Le sonnet 152 de Shakespeare est le dernier d’une séquence de vingt-cinq, tous dédiés et pour la plupart adressés à celle qu’il appelle my mistress. Le pronom toi, thee, rime avec le pronom toi, thee, deux vers au-dessous. Sauf erreur, c’est la seule fois dans la totalité du cycle des sonnets qu’un mot rime avec lui-même. Est-ce une rime ?…

Je veux dire : si une rime consiste à changer de mot sans changer de son, ici on ne change ni de mot ni de son. Est-ce qu’on change de sens ? Qu’est-ce que toi pourrait vouloir dire d’autre que toi ? (« Moi c’est moi et toi t’es toi », me disait-on quand j’étais petit et que je voulais donner mon avis : Toi, tais-toi.) On ne change pas de sens, mais on passe de I accuse theeje t’accuse – à to misuse thee. Remarquez que les deux vers n’ont pas besoin de thee pour rimer puisque accuse rime avec misuse. Le nombre de syllabes dépassant les dix attendues confirme que cette rime de thee avec thee est en quelque sorte en excès.

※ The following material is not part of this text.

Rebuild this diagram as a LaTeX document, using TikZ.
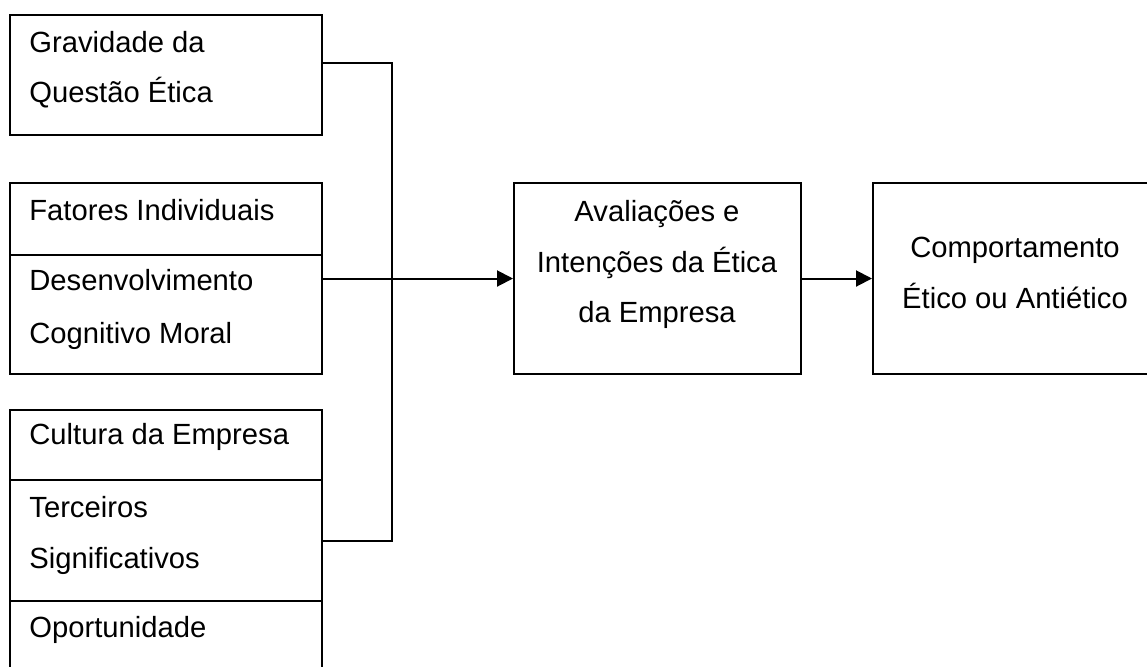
\documentclass[tikz,border=0pt]{standalone}
\usepackage{fontspec}
\setmainfont{Liberation Sans}
\usetikzlibrary{arrows.meta}

\begin{document}
\begin{tikzpicture}[x=0.5pt,y=-0.5pt,
  box/.style={draw,line width=1pt,inner sep=0pt,anchor=north west,minimum width=156.25pt},
  txt/.style={inner sep=0pt,anchor=base west,font=\fontsize{14.6}{17}\selectfont},
  ctxt/.style={inner sep=0pt,anchor=base,font=\fontsize{14.6}{17}\selectfont},
  linha/.style={line width=1pt},
  seta/.style={line width=1pt,-{Triangle[length=8pt,width=8pt]}}]
\useasboundingbox (0,0) rectangle (1147,666);
% caixas da esquerda
\node[box,minimum height=60pt] (grav) at (8.5,14) {};
\node[box,minimum height=36pt] (fat) at (8.5,182) {};
\node[box,minimum height=59.5pt] (des) at (8.5,254) {};
\node[box,minimum height=35pt] (cul) at (8.5,409) {};
\node[box,minimum height=60.5pt] (terc) at (8.5,479) {};
\node[box,minimum height=35.5pt] (opo) at (8.5,600) {};
% caixas da direita
\node[box,minimum width=143.5pt,minimum height=95.5pt] (aval) at (513,182) {};
\node[box,minimum width=143pt,minimum height=95.5pt] (comp) at (872,182) {};
% textos
\node[txt] (t1a) at (29,52) {Gravidade da};
\node[txt] (t1b) at (29,102) {Questão Ética};
\node[txt] (t2) at (29,220) {Fatores Individuais};
\node[txt] (t3a) at (29,290) {Desenvolvimento};
\node[txt] (t3b) at (29,343) {Cognitivo Moral};
\node[txt] (t4) at (29,444) {Cultura da Empresa};
\node[txt] (t5a) at (29,517) {Terceiros};
\node[txt] (t5b) at (29,568) {Significativos};
\node[txt] (t6) at (29,637) {Oportunidade};
\node[ctxt] (a1) at (657,221) {Avaliações e};
\node[ctxt] (a2) at (657,272) {Intenções da Ética};
\node[ctxt] (a3) at (657,322) {da Empresa};
\node[ctxt] (c1) at (1015,257) {Comportamento};
\node[ctxt] (c2) at (1015,308) {Ético ou Antiético};
% ligacoes
\coordinate (juncao) at (392,277.5);
\draw[linha] ([yshift=6pt]grav.east) -| (juncao) |- (terc.east);
\draw[seta] (aval.west -| des.east) -- (aval.west);
\draw[seta] (aval.east) -- (comp.west);
\end{tikzpicture}
\end{document}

To misuse, c’est mal utiliser, mal à propos ou à mauvais escient. C’est un verbe qu’en anglais courant on n’emploie guère que pour les objets. Dois-je pour autant le mettre en relation avec le mot thingchose – que je vois tout en bas du sonnet, au bout du douzième vers : the thing they seela chose qu’ils voient ? (ils, ce sont les yeux) : Et pour t’éclairer [j’]ai donné des yeux à la cécité, Ou les ai fait jurer contre la chose qu’ils voient – au présent : qu’ils voient maintenant qu’ils ne jurent plus. Jurer contre voir.

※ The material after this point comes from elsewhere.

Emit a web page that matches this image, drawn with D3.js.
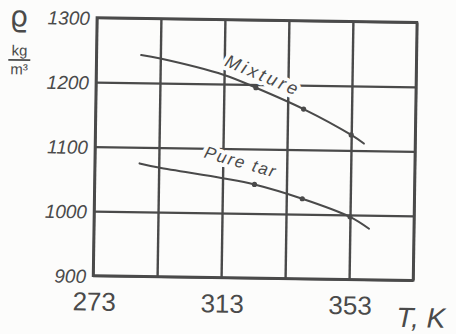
<!DOCTYPE html>
<html>
<head>
<meta charset="utf-8">
<script src="https://cdn.jsdelivr.net/npm/d3@7"></script>
<style>
  html, body { margin: 0; padding: 0; background: #fcfcfb; }
  svg { display: block; }
</style>
</head>
<body>
<svg id="chart" width="456" height="334"></svg>
<script>
// Temperature grid (K) and the labelled subset
const tGrid = [273, 293, 313, 333, 353, 373];
const tLabels = [273, 313, 353];
// Density ticks (kg/m³)
const rhoTicks = [900, 1000, 1100, 1200, 1300];

// Density curves vs temperature
const mixtureT   = [287, 293, 313, 323, 338, 353, 357];
const mixtureRho = [1243, 1238, 1214, 1195, 1163, 1124, 1111];
const pureTarT   = [287, 293, 313, 323, 338, 353, 359];
const pureTarRho = [1075, 1069, 1054, 1045, 1024, 997, 979];
// Temperatures of the measured points marked on both curves
const measuredT  = [323, 338, 353];

const ink = "#4a4a4a";
const paper = "#fcfcfb";

const svg = d3.select("#chart");
const margin = { left: 95, right: 41, top: 20, bottom: 56 };
const W = 456, H = 334;
const x = d3.scaleLinear().domain([273, 373]).range([margin.left, W - margin.right]);
const y = d3.scaleLinear().domain([900, 1300]).range([H - margin.bottom, margin.top]);

// whole sheet sits at a slight tilt
const root = svg.append("g").attr("transform", "rotate(0.85,255,149)");

// grid
root.append("g")
  .attr("transform", `translate(0,${y(900)})`)
  .call(d3.axisBottom(x).tickValues(tGrid).tickSize(-(y(900) - y(1300))).tickFormat(""))
  .call(g => g.select(".domain").remove())
  .call(g => g.selectAll("line").attr("stroke", ink).attr("stroke-width", 2.4));
root.append("g")
  .attr("transform", `translate(${x(273)},0)`)
  .call(d3.axisLeft(y).tickValues(rhoTicks).tickSize(-(x(373) - x(273))).tickFormat(""))
  .call(g => g.select(".domain").remove())
  .call(g => g.selectAll("line").attr("stroke", ink).attr("stroke-width", 2.4));
root.append("rect")
  .attr("x", x(273)).attr("y", y(1300))
  .attr("width", x(373) - x(273)).attr("height", y(900) - y(1300))
  .attr("fill", "none").attr("stroke", ink).attr("stroke-width", 2.6);

// curve labels
const curveLabels = [
  { text: "Mixture", px: 262, py: 75, angle: 22, size: 18, spacing: 3 },
  { text: "Pure tar", px: 241, py: 162, angle: 15, size: 17, spacing: 1.8 }
];
function drawLabels(sel, halo) {
  sel.selectAll("text").data(curveLabels).join("text")
    .attr("transform", d => `translate(${d.px},${d.py}) rotate(${d.angle})`)
    .attr("text-anchor", "middle")
    .attr("dy", "0.35em")
    .attr("font-family", "'Liberation Sans', Arial, sans-serif")
    .attr("font-style", "italic")
    .attr("font-size", d => d.size)
    .attr("letter-spacing", d => d.spacing)
    .attr("fill", halo ? "none" : ink)
    .attr("stroke", halo ? paper : "none")
    .attr("stroke-width", halo ? 8 : 0)
    .attr("stroke-linejoin", "round")
    .text(d => d.text);
}
// white ground under the labels breaks the grid lines
drawLabels(root.append("g"), true);

// curves
const line = d3.line().x(d => x(d[0])).y(d => y(d[1])).curve(d3.curveCatmullRom.alpha(0.5));
const series = [
  d3.zip(mixtureT, mixtureRho),
  d3.zip(pureTarT, pureTarRho)
];
root.append("g").selectAll("path").data(series).join("path")
  .attr("d", line)
  .attr("fill", "none")
  .attr("stroke", ink)
  .attr("stroke-width", 2.1)
  .attr("stroke-linecap", "round");
root.append("g").selectAll("circle")
  .data(series.flatMap(s => s.filter(p => measuredT.includes(p[0]))))
  .join("circle")
  .attr("cx", d => x(d[0])).attr("cy", d => y(d[1]))
  .attr("r", 2.6).attr("fill", ink);

drawLabels(root.append("g"), false);

// axis labels
const font = "'Liberation Sans', Arial, sans-serif";
root.append("g")
  .attr("transform", `translate(${x(273) - 7},0)`)
  .call(d3.axisLeft(y).tickValues(rhoTicks).tickSize(0).tickPadding(0).tickFormat(d3.format("d")))
  .call(g => g.select(".domain").remove())
  .call(g => g.selectAll("text")
    .attr("font-family", font).attr("font-style", "italic").attr("font-size", 19)
    .attr("fill", ink).attr("dy", "0.36em"));
root.append("g")
  .attr("transform", `translate(1,${y(900)})`)
  .call(d3.axisBottom(x).tickValues(tLabels).tickSize(0).tickPadding(0).tickFormat(d3.format("d")))
  .call(g => g.select(".domain").remove())
  .call(g => g.selectAll("text")
    .attr("font-family", font).attr("font-size", 26)
    .attr("fill", ink).attr("y", 0).attr("dy", 35));

root.append("text")
  .attr("x", 399).attr("y", 325)
  .attr("font-family", font).attr("font-style", "italic").attr("font-size", 28)
  .attr("fill", ink).text("T, K");

// density symbol and unit
root.append("text")
  .attr("x", 17).attr("y", 30).attr("text-anchor", "middle")
  .attr("font-family", "'DejaVu Sans', sans-serif").attr("font-size", 29)
  .attr("fill", ink).text("ϱ");
root.append("text")
  .attr("x", 18).attr("y", 59).attr("text-anchor", "middle")
  .attr("font-family", font).attr("font-size", 15)
  .attr("fill", ink).text("kg");
root.append("line")
  .attr("x1", 7).attr("x2", 29).attr("y1", 63.5).attr("y2", 63.5)
  .attr("stroke", ink).attr("stroke-width", 1.6);
root.append("text")
  .attr("x", 18).attr("y", 78).attr("text-anchor", "middle")
  .attr("font-family", font).attr("font-size", 15)
  .attr("fill", ink).text("m³");
</script>
</body>
</html>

To abuse thee, pour une personne, donc, ce pourrait être t’abuser. T’abuser, te tromper, de raconter des histoires, t’induire en erreur : te mentir. Le mot mensonge est d’ailleurs le dernier mot du sonnet, lie. Là, au bout du quatorzième vers, il rime avec, juste au-dessus de lui, le mot eye, l’œil : more perjured eyeœil plus parjure. C’est une fin de vers qui en rappelle une autre, qui se trouve plus haut dans le sonnet, juste entre ces deux vers se terminant par thee : je suis le plus parjureI am most perjured. Comme œil et je se prononcent de la même façon en anglais, [’aɪ], ce qui différencie essentiellement ces deux fragments, c’est la façon d’orthographier cet [’aɪ] : là je, ici œil.

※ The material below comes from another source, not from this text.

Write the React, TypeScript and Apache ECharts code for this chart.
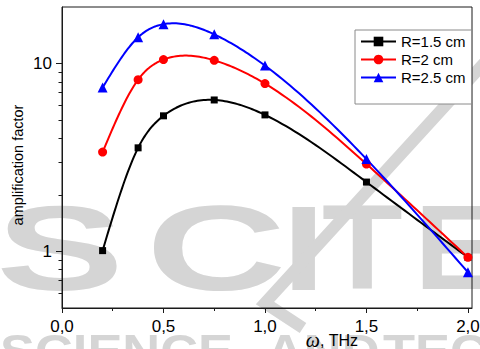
import React, { useEffect, useRef } from 'react';
import * as echarts from 'echarts';

// Frequency (THz) and amplification factor values
const omega = [0.2, 0.375, 0.5, 0.75, 1.0, 1.5, 2.0];
const ampR15 = [1.01, 3.56, 5.27, 6.4, 5.33, 2.34, 0.93];
const ampR2 = [3.38, 8.21, 10.5, 10.4, 7.82, 2.92, 0.93];
const ampR25 = [7.45, 13.8, 16.2, 14.3, 9.75, 3.1, 0.775];
const seriesNames = ['R=1.5 cm', 'R=2 cm', 'R=2.5 cm'];
const seriesColors = ['#000000', '#ff0000', '#0000ff'];

const xMajorTicks = [0, 0.5, 1.0, 1.5, 2.0];
const xMinorTicks = [0.25, 0.75, 1.25, 1.75];
const yMajorTicks = [1, 10];
const yMinorTicks = [0.6, 0.7, 0.8, 0.9, 2, 3, 4, 5, 6, 7, 8, 9];

const FONT = 'Liberation Sans, Arial, sans-serif';
const AXIS_COLOR = '#1a1a1a';
const WM = '#d5d5d5';

function pairs(xs: number[], ys: number[]) {
  return xs.map((x, i) => [x, ys[i]]);
}

// Natural cubic spline through pixel points (x increasing), sampled
function splinePoints(pts: number[][], perSeg: number): number[][] {
  const n = pts.length;
  const x = pts.map((p) => p[0]);
  const y = pts.map((p) => p[1]);
  const h: number[] = [];
  for (let i = 0; i < n - 1; i++) h.push(x[i + 1] - x[i]);
  const M = new Array(n).fill(0);
  if (n > 2) {
    const a: number[] = [], b: number[] = [], c: number[] = [], d: number[] = [];
    for (let i = 1; i < n - 1; i++) {
      a.push(h[i - 1]);
      b.push(2 * (h[i - 1] + h[i]));
      c.push(h[i]);
      d.push(6 * ((y[i + 1] - y[i]) / h[i] - (y[i] - y[i - 1]) / h[i - 1]));
    }
    const m = b.length;
    for (let i = 1; i < m; i++) {
      const w = a[i] / b[i - 1];
      b[i] -= w * c[i - 1];
      d[i] -= w * d[i - 1];
    }
    const sol = new Array(m).fill(0);
    sol[m - 1] = d[m - 1] / b[m - 1];
    for (let i = m - 2; i >= 0; i--) sol[i] = (d[i] - c[i] * sol[i + 1]) / b[i];
    for (let i = 0; i < m; i++) M[i + 1] = sol[i];
  }
  const out: number[][] = [];
  for (let i = 0; i < n - 1; i++) {
    const hi = h[i];
    for (let k = 0; k < perSeg; k++) {
      const t = x[i] + (hi * k) / perSeg;
      const A = x[i + 1] - t;
      const B = t - x[i];
      const v =
        (M[i] * A * A * A) / (6 * hi) +
        (M[i + 1] * B * B * B) / (6 * hi) +
        (y[i] - (M[i] * hi * hi) / 6) * (A / hi) +
        (y[i + 1] - (M[i + 1] * hi * hi) / 6) * (B / hi);
      out.push([t, v]);
    }
  }
  out.push([x[n - 1], y[n - 1]]);
  return out;
}

export default function App() {
  const ref = useRef<HTMLDivElement>(null);

  useEffect(() => {
    if (!ref.current) return;
    const chart = echarts.init(ref.current, undefined, { renderer: 'svg' });

    const wmLetter = (ch: string, x: number, sx: number) => ({
      type: 'text',
      z: -100,
      x,
      y: 248,
      scaleX: sx,
      silent: true,
      style: {
        text: ch,
        fill: WM,
        font: 'bold 120px Liberation Sans, Arial, sans-serif',
        textAlign: 'left',
        textVerticalAlign: 'middle',
      },
    });
    const wmSmall = (t: string, x: number) => ({
      type: 'text',
      z: -100,
      x,
      y: 351,
      scaleX: 1.14,
      silent: true,
      style: {
        text: t,
        fill: WM,
        font: 'bold 46px Liberation Sans, Arial, sans-serif',
        textAlign: 'left',
        textVerticalAlign: 'middle',
      },
    });

    const allY = [ampR15, ampR2, ampR25];

    const curveSeries = allY.map((ys, si) => ({
      type: 'custom',
      name: seriesNames[si] + ' curve',
      xAxisIndex: 0,
      yAxisIndex: 0,
      z: 4,
      silent: true,
      data: pairs(omega, ys),
      renderItem: (params: any, api: any) => {
        if (params.dataIndex !== 0) return null;
        const px = omega.map((x, i) => api.coord([x, ys[i]]));
        const pts = splinePoints(px, 24);
        return {
          type: 'polyline',
          shape: { points: pts },
          style: { stroke: seriesColors[si], lineWidth: 2, fill: null, lineJoin: 'round' },
        };
      },
    }));

    const symbolSeries = allY.map((ys, si) => ({
      type: 'line',
      name: seriesNames[si],
      xAxisIndex: 0,
      yAxisIndex: 0,
      z: 5,
      data: pairs(omega, ys),
      color: seriesColors[si],
      symbol: ['rect', 'circle', 'triangle'][si],
      symbolSize: [7, 9, 10][si],
      lineStyle: { width: 2, opacity: 0 },
    }));

    chart.setOption({
      animation: false,
      backgroundColor: '#fff',
      grid: {
        left: 62,
        right: 8,
        top: 7,
        bottom: 41,
        containLabel: false,
        outerBoundsMode: 'none',
        show: true,
        borderColor: AXIS_COLOR,
        borderWidth: 1,
        backgroundColor: 'transparent',
      },
      legend: {
        orient: 'vertical',
        left: 355,
        top: 30,
        itemWidth: 35,
        itemHeight: 12,
        itemGap: 3,
        padding: [4, 6, 19, 5],
        borderColor: '#8a8a8a',
        borderWidth: 1,
        backgroundColor: '#fff',
        textStyle: { fontSize: 15, color: '#000', fontFamily: FONT },
        data: seriesNames.map((n, i) => ({
          name: n,
          lineStyle: { width: 2, color: seriesColors[i], opacity: 1 },
        })),
      },
      xAxis: [
        {
          type: 'value',
          min: 0,
          max: 2.02,
          position: 'bottom',
          axisLine: { show: true, lineStyle: { color: AXIS_COLOR, width: 1 } },
          axisTick: { show: true, customValues: xMajorTicks, length: 5, lineStyle: { color: AXIS_COLOR } },
          axisLabel: {
            customValues: xMajorTicks,
            formatter: (v: number) => v.toFixed(1).replace('.', ','),
            margin: 10,
            fontSize: 17,
            color: '#000',
            fontFamily: FONT,
          },
          splitLine: { show: false },
          name: '{w|ω}, THz',
          nameLocation: 'middle',
          nameGap: 22,
          nameMoveOverlap: false,
          nameTextStyle: {
            fontSize: 16,
            color: '#000',
            fontFamily: FONT,
            padding: [0, 0, 0, 130],
            rich: {
              w: { fontFamily: 'Liberation Serif, DejaVu Serif, serif', fontStyle: 'italic', fontSize: 20, color: '#000' },
            },
          },
        },
        {
          type: 'value',
          min: 0,
          max: 2.02,
          position: 'bottom',
          offset: 0,
          axisLine: { show: false },
          axisTick: { show: true, customValues: xMinorTicks, length: 3, lineStyle: { color: AXIS_COLOR } },
          axisLabel: { show: false },
          splitLine: { show: false },
        },
      ],
      yAxis: [
        {
          type: 'log',
          logBase: 10,
          min: 0.5,
          max: 20,
          position: 'left',
          axisLine: { show: true, lineStyle: { color: AXIS_COLOR, width: 1 } },
          axisTick: { show: true, customValues: yMajorTicks, length: 6, lineStyle: { color: AXIS_COLOR } },
          axisLabel: {
            customValues: yMajorTicks,
            formatter: (v: number) => String(Math.round(v)),
            margin: 10,
            fontSize: 17,
            color: '#000',
            fontFamily: FONT,
          },
          splitLine: { show: false },
          minorTick: { show: false },
          name: 'amplification factor',
          nameLocation: 'middle',
          nameGap: 37,
          nameMoveOverlap: false,
          nameTextStyle: { fontSize: 14.5, color: '#000', fontFamily: FONT, padding: [0, 15, 0, 0] },
        },
        {
          type: 'log',
          logBase: 10,
          min: 0.5,
          max: 20,
          position: 'left',
          offset: 0,
          axisLine: { show: false },
          axisTick: { show: true, customValues: yMinorTicks, length: 3.5, lineStyle: { color: AXIS_COLOR } },
          axisLabel: { show: false },
          splitLine: { show: false },
        },
      ],
      series: [...curveSeries, ...symbolSeries],
      graphic: {
        elements: [
          wmLetter('S', -4, 1.6),
          wmLetter('C', 146, 1.62),
          wmLetter('I', 282, 1.3),
          wmLetter('T', 322, 1.1),
          wmLetter('E', 414, 1.1),
          wmSmall('SCIENCE', 0),
          wmSmall('AND', 266),
          wmSmall('TEC', 383),
          {
            type: 'polyline',
            z: -99,
            silent: true,
            shape: { points: [[498, 48], [265, 303], [303, 328]] },
            style: { stroke: WM, lineWidth: 12, fill: null },
          },
        ],
      },
    });

    return () => {
      chart.dispose();
    };
  }, []);

  return (
    <div
      ref={ref}
      style={{ position: 'fixed', left: 0, top: 0, width: 480, height: 349 }}
    />
  );
}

On retrouve cette distinction entre [’aɪ] et [’aɪ] sur le treizième vers lui-même, qui non seulement finit par œil mais commence, ou presque, par je : Car je t’ai juré belle – fair (que Shakespeare, l’opposant à dark, emploie en effet beaucoup dans les vingt-cinq sonnets qui précèdent pour qualifier, contre tous les canons de l’époque, celle à laquelle ils sont dédiés) ; œil plus parjure – en français, l’œil se retrouve à l’intérieur du vers – Qui jure contre la vérité un si horrible mensonge – so foul a lie. On passe de fairbelle – que je t’ai jurée être, au treizième vers, à foulhorrible – qu’est le mensonge, au quatorzième. Contre la vérité – the truth – c’est-à-dire contre l’évidence, contre ce que les yeux verraient s’ils cessaient de jurer, ou qu’ils voient maintenant qu’ils ont cessé de jurer. Ou que j’ai cessé de jurer. (Ce verbe, jurerswear – est quatre fois employé dans cette partie de sonnet ; dans l’ordre : I have swornj’ai juréI made them swearje les ai fait jurerI have swornj’ai juréto swear – que je viens de traduire qui jurent. C’est, selon une alternance régulière, je et l’œil ou les yeux qui jurent.) L’opposition de jurer et de voir se creuse. Jurer est le contraire de voir.

[’aɪ] n’est pas [’aɪ], pas comme thee est thee, mais comme l’œil ne peut être ici apparemment que l’œil de celui qui dit je, non seulement le jeu de mot (ce qui est à peu près inévitable) disparaît dans la traduction française, mais cette distinction même disparaît dans la plupart des traductions que j’ai pu lire. Pourtant Shakespeare n’a pas mis je des deux côté du vers. Néanmoins, la rime de l’œil avec le mensonge est aussi la rime de je avec mensonge.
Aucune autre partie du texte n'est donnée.